** Exercise prompt **
Count the lines below that contain the word "chart", and give only that number.

** Data excerpt **
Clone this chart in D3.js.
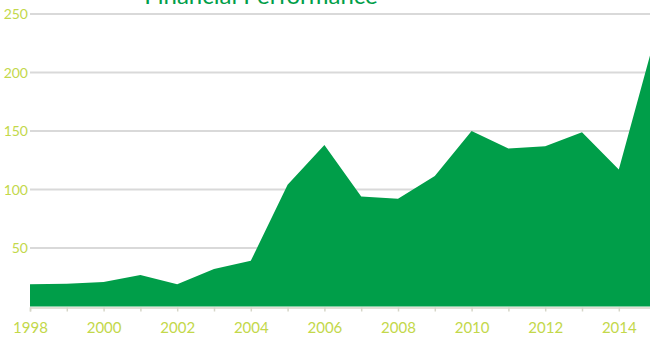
<!DOCTYPE html>
<html>
<head>
<meta charset="utf-8">
<script src="https://cdn.jsdelivr.net/npm/d3@7"></script>
<style>
  html, body { margin: 0; padding: 0; background: #ffffff; }
  svg { display: block; }
</style>
</head>
<body>
<svg id="chart" width="650" height="340"></svg>
<script>
// Yearly figures for the area series
const years = [1998, 1999, 2000, 2001, 2002, 2003, 2004, 2005, 2006, 2007, 2008,
               2009, 2010, 2011, 2012, 2013, 2014, 2015];
const values = [19, 19.5, 21, 27, 19, 32, 39, 104, 138, 94, 92,
                111.5, 150, 135, 137, 149, 117, 232];
const yTicks = [50, 100, 150, 200, 250];
const xTickLabels = [1998, 2000, 2002, 2004, 2006, 2008, 2010, 2012, 2014];
const title = "Financial Performance";

const svg = d3.select("#chart");
const W = 650, H = 340;

const x = d3.scaleLinear().domain([1998, 2015]).range([30, 655.6]);
const y = d3.scaleLinear().domain([0, 250]).range([306.5, 14]);

const labelFont = "Lato, 'Open Sans', sans-serif";
const labelColor = "#c3d84a";
const green = "#009e49";

// horizontal gridlines
svg.append("g")
  .selectAll("line")
  .data(yTicks)
  .join("line")
  .attr("x1", 30).attr("x2", W)
  .attr("y1", d => y(d)).attr("y2", d => y(d))
  .attr("stroke", "#d9d9d9")
  .attr("stroke-width", 2);

// y-axis labels
svg.append("g")
  .selectAll("text")
  .data(yTicks)
  .join("text")
  .attr("x", 28)
  .attr("y", d => y(d))
  .attr("dy", "0.36em")
  .attr("text-anchor", "end")
  .attr("font-family", labelFont)
  .attr("font-size", 14)
  .attr("fill", labelColor)
  .text(d => d);

// filled area
const area = d3.area()
  .x((d, i) => x(years[i]))
  .y0(y(0))
  .y1(d => y(d));

svg.append("path")
  .datum(values)
  .attr("d", area)
  .attr("fill", green);

// x axis with a tick every year, labels every other year
const xAxis = d3.axisBottom(x)
  .tickValues(years)
  .tickSize(4)
  .tickFormat(d => xTickLabels.includes(d) ? d : "");

const gx = svg.append("g")
  .attr("transform", `translate(0,${y(0) + 1})`)
  .call(xAxis);

gx.select(".domain")
  .attr("stroke", "#d6d6c8")
  .attr("stroke-width", 1.5);
gx.selectAll(".tick line")
  .attr("stroke", "#d6d6c8")
  .attr("stroke-width", 1.5);
gx.selectAll(".tick text")
  .attr("font-family", labelFont)
  .attr("font-size", 15)
  .attr("fill", labelColor)
  .attr("dy", "1.25em");

// chart title, sitting partly above the top edge
svg.append("text")
  .attr("x", 261)
  .attr("y", 4)
  .attr("text-anchor", "middle")
  .attr("font-family", labelFont)
  .attr("font-size", 24)
  .attr("fill", green)
  .text(title);
</script>
</body>
</html>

** Problem solution **
4